I can’t say “I’m a founder of the organization, so no matter what part of the organization we’re talking about, I’m the final word on it. I get to decide.” That’s not the way it works. That is a fundamental difference in Holacracy. This is an opportunity for people in every area of the organization to have not just lip-service authority, but genuine authority. That took a commitment from me. I think the hardest thing to do is make this mental shift. Other people are going to have genuine authority. They will be the authority, not me, on X, Y or Z. I will be subservient to them in these various functions.

Those are things that don’t come easily, and I think what Holacracy did is enforce or sort of make it really obvious when I wasn’t doing that. There’s always a way to try to do an end run around it, but what Holacracy does is shine a light on it when you’re doing it.

Holacracy forces people to yield to the authority of others, and the payoff of doing that is the opportunity to have real authority over your own work in the places where you can be the most valuable to the organization and make the biggest difference.

Brian: Hearing you talk, I could be talking about my own experience with it too. There’s something about founding an organization; it’s such a creative act, and there are forces that just crush it. If something is able to protect it and help you differentiate from it so that it stands on its own, so that not even you can kill what you’ve created, and the specialness of it, there’s something kind of cool about that.

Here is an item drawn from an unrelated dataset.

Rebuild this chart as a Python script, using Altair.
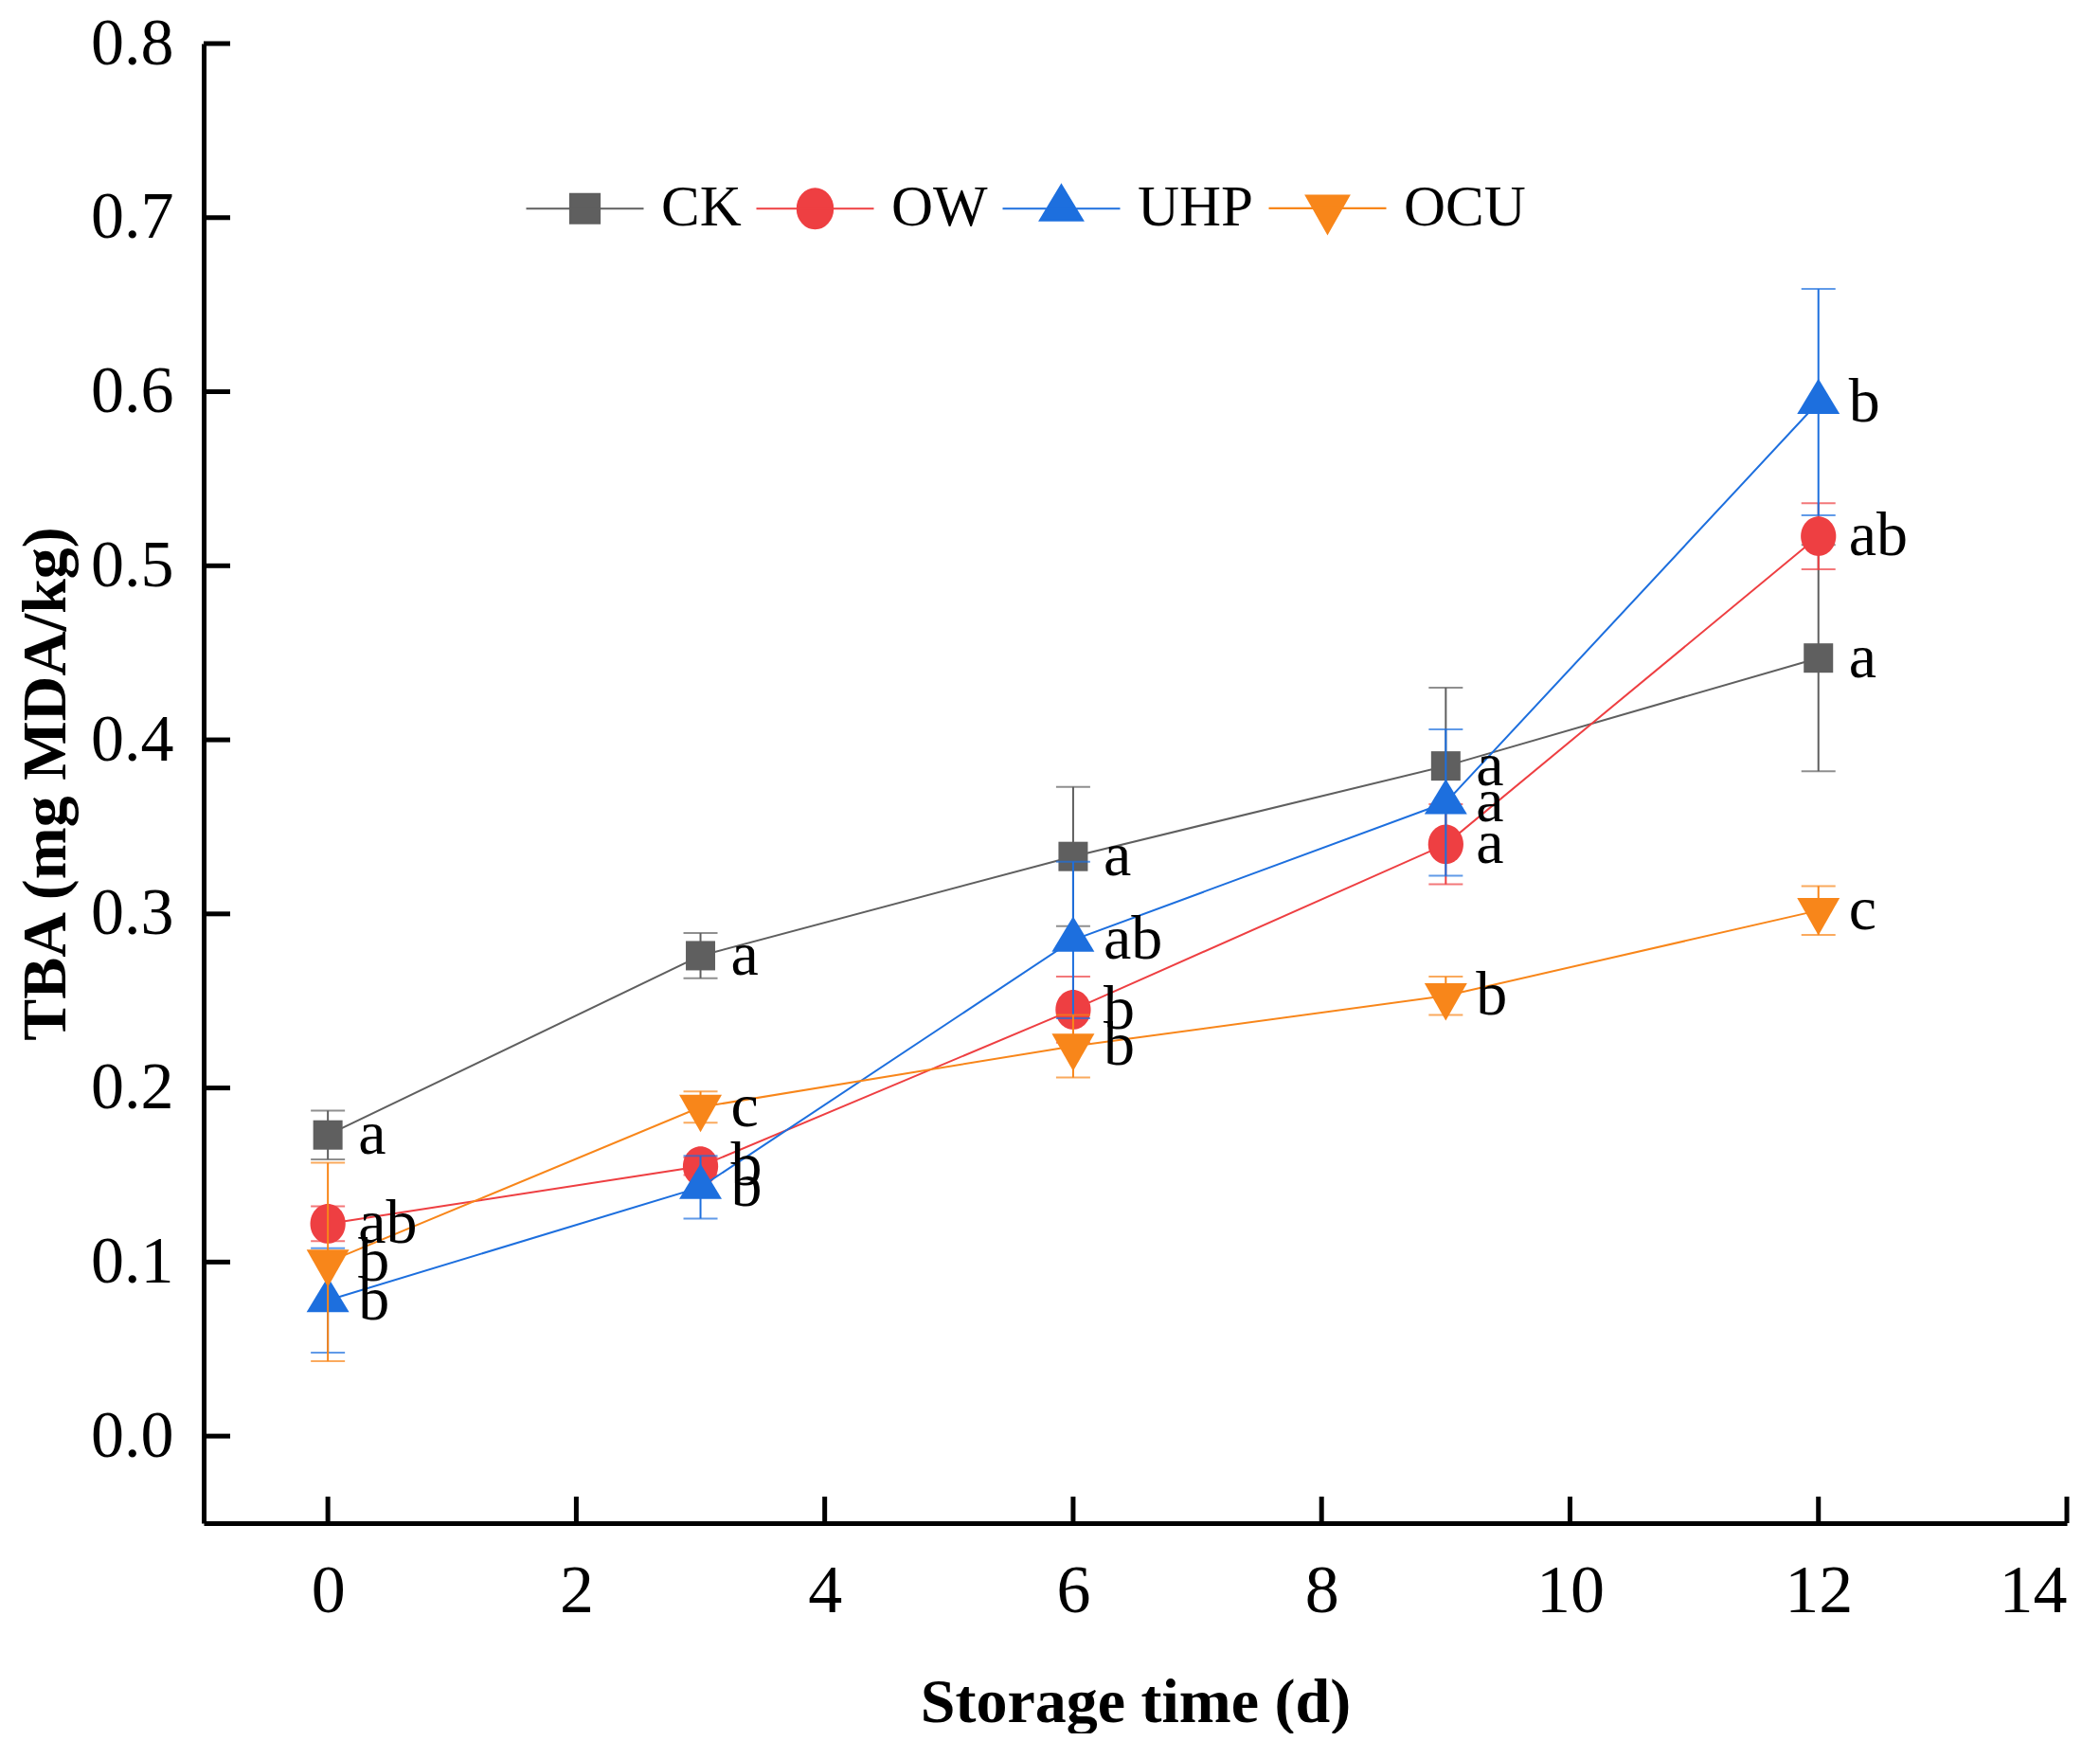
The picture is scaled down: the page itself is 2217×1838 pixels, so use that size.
import altair as alt
import pandas as pd

# ---------------- data ----------------
days = [0, 3, 6, 9, 12]
groups = ["CK", "OW", "UHP", "OCU"]

ck_mean = [0.173, 0.276, 0.333, 0.385, 0.447]
ck_sd = [0.014, 0.013, 0.040, 0.045, 0.065]
ck_sig = ["a", "a", "a", "a", "a"]

ow_mean = [0.122, 0.155, 0.245, 0.340, 0.517]
ow_sd = [0.010, 0.005, 0.019, 0.023, 0.019]
ow_sig = ["ab", "b", "b", "a", "ab"]

uhp_mean = [0.078, 0.143, 0.285, 0.364, 0.594]
uhp_sd = [0.030, 0.018, 0.045, 0.042, 0.065]
uhp_sig = ["b", "b", "ab", "a", "b"]

ocu_mean = [0.100, 0.189, 0.224, 0.253, 0.302]
ocu_sd = [0.057, 0.009, 0.018, 0.011, 0.014]
ocu_sig = ["b", "c", "b", "b", "c"]

x_ticks = [0, 2, 4, 6, 8, 10, 12, 14]
y_ticks = [0.0, 0.1, 0.2, 0.3, 0.4, 0.5, 0.6, 0.7, 0.8]

colors = ["#5f5f5f", "#ee3f42", "#1d6fde", "#f8861a"]

# marker outlines (unit square, scaled by sqrt(size)/2)
marker_paths = [
    "M-1,-1H1V1H-1Z",
    "M-1.2,0A1.2,1.35,0,1,1,1.2,0A1.2,1.35,0,1,1,-1.2,0Z",
    "M0,-1.6L1.45,0.8L-1.45,0.8Z",
    "M0,1.7L1.45,-0.85L-1.45,-0.85Z",
]
legend_paths = ["M-4,0H4" + p for p in marker_paths]

# ---------------- build table ----------------
means = [ck_mean, ow_mean, uhp_mean, ocu_mean]
sds = [ck_sd, ow_sd, uhp_sd, ocu_sd]
sigs = [ck_sig, ow_sig, uhp_sig, ocu_sig]
rows = []
for g, m, s, l in zip(groups, means, sds, sigs):
    for d, mi, si, li in zip(days, m, s, l):
        rows.append({"day": d, "grp": g, "tba": mi, "lo": mi - si, "hi": mi + si, "sig": li})
df = pd.DataFrame(rows)

W, H = 1967, 1562
SERIF = "Liberation Serif"
TICK_LEN = 28

x_scale = alt.Scale(domain=[-1, 14], nice=False, zero=False)
y_scale = alt.Scale(domain=[-0.05, 0.8], nice=False, zero=False)

x_axis = alt.Axis(values=x_ticks, grid=False, ticks=False, tickSize=0,
                  domainColor="black", domainWidth=5,
                  labelFont=SERIF, labelFontSize=72, labelColor="black", labelPadding=36,
                  titleFont=SERIF, titleFontSize=66, titleFontWeight="bold",
                  titleColor="black", titlePadding=50)
y_axis = alt.Axis(values=y_ticks, format=".1f", grid=False, ticks=False, tickSize=0,
                  domainColor="black", domainWidth=5,
                  labelFont=SERIF, labelFontSize=70, labelColor="black", labelPadding=32,
                  titleFont=SERIF, titleFontSize=66, titleFontWeight="bold",
                  titleColor="black", titlePadding=13)

X_TITLE = "Storage time (d)"
Y_TITLE = "TBA (mg MDA/kg)"


def xenc(field="day"):
    return alt.X(f"{field}:Q", scale=x_scale, axis=x_axis, title=X_TITLE)


def yenc(field="tba"):
    return alt.Y(f"{field}:Q", scale=y_scale, axis=y_axis, title=Y_TITLE)


base = alt.Chart(df)

# each series drawn in turn (line, error bars, caps, markers), like the original
series_layers = []
for g, c, p in zip(groups, colors, marker_paths):
    sub = base.transform_filter(alt.datum.grp == g)
    series_layers += [
        sub.mark_line(strokeWidth=2, color=c).encode(x=xenc(), y=yenc()),
        sub.mark_rule(strokeWidth=2, color=c).encode(x=xenc(), y=yenc("lo"), y2="hi:Q"),
        sub.mark_tick(orient="horizontal", size=36, thickness=2, color=c).encode(
            x=xenc(), y=yenc("lo")),
        sub.mark_tick(orient="horizontal", size=36, thickness=2, color=c).encode(
            x=xenc(), y=yenc("hi")),
        sub.mark_point(shape=p, filled=True, opacity=1, size=961, color=c).encode(
            x=xenc(), y=yenc()),
    ]

labels = base.mark_text(align="left", baseline="middle", dx=32, font=SERIF,
                        fontSize=66, color="black").encode(x=xenc(), y=yenc(), text="sig:N")

leg = alt.Legend(orient="none", legendX=372, legendY=143, direction="horizontal",
                 symbolSize=961, symbolStrokeWidth=2.2, symbolOpacity=1,
                 labelFont=SERIF, labelFontSize=61, labelColor="black",
                 labelOffset=50, columnPadding=11, padding=0)

# invisible marks that only carry the legend (line + marker symbols)
legend_layer = base.mark_point(
    filled=True, opacity=0, size=961, strokeWidth=2.2
).encode(
    x=xenc(), y=yenc(),
    fill=alt.Fill("grp:N", scale=alt.Scale(domain=groups, range=colors), title=None, legend=leg),
    stroke=alt.Stroke("grp:N", scale=alt.Scale(domain=groups, range=colors), title=None, legend=leg),
    shape=alt.Shape("grp:N", scale=alt.Scale(domain=groups, range=legend_paths), title=None,
                    legend=leg),
)

ytick_layer = alt.Chart(pd.DataFrame({"tba": y_ticks})).mark_rule(
    color="black", strokeWidth=5).encode(y=yenc(), x=alt.value(0), x2=alt.value(TICK_LEN))
xtick_layer = alt.Chart(pd.DataFrame({"day": x_ticks})).mark_rule(
    color="black", strokeWidth=5).encode(x=xenc(), y=alt.value(H), y2=alt.value(H - TICK_LEN))

chart = alt.layer(
    *series_layers, labels, legend_layer, ytick_layer, xtick_layer
).properties(
    width=W, height=H,
    background="white",
    autosize=alt.AutoSizeParams(type="none"),
    padding={"left": 207, "top": 38, "right": 27, "bottom": 222},
).configure_view(stroke=None)

chart.save("out.html", embed_options={"renderer": "svg", "actions": False})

Phil: In the midst of this whole startup culture, that’s what no one tells the entrepreneur. You can actually kill your own specialness, and you probably will, unless you go out and solicit some advice from people who have done this before. I think that’s what you’re onto here, by giving people a framework in which to do this. It gives you, as the custodian of that specialness, enough to keep it. You’re not going to delegate that part of the organization. As the founder, that’s my primary role and task: “How do I keep that?” Someone else is going to help you with the rest; someone else has to develop that authority, and Holacracy is what can foster that. In the last year and a half, we’ve seen so many people take on real leadership roles in the organization. That was never the case before.

When it comes down to it for me personally, I’d say Holacracy is a life-changing thing. I don’t think that’s overstating it. I came to your one-day workshop in New York on the recommendation of someone whose opinion I trusted. I left thinking that we need to seriously look at this, because this is a fundamental problem, the idea of how can we function in the modern world. The old ways aren’t going to work anymore. Everyone knows it, just like you know in your heart of hearts; the world can’t go backwards. We can kid ourselves and pretend, but in practice, you know when you come in to work on Monday morning at 9:00 that you’re doing something that just doesn’t feel appropriate anymore. There’s something amiss. I came out of your workshop thinking that you people have thought about these matters a lot more than I have. I felt Holacracy was something worth experimenting with, and I’m glad we did.

I’m very grateful to you guys for what you’ve done, because it has made a big difference not just for me personally but for the organization and for the people within the organization. I think they get it. First, it was like, “What is this?” “What the hell are they talking about and what am I going to do now?” Then later, they realized, “Oh, okay. I can’t claim that I don’t have a say in this thing because I obviously do.”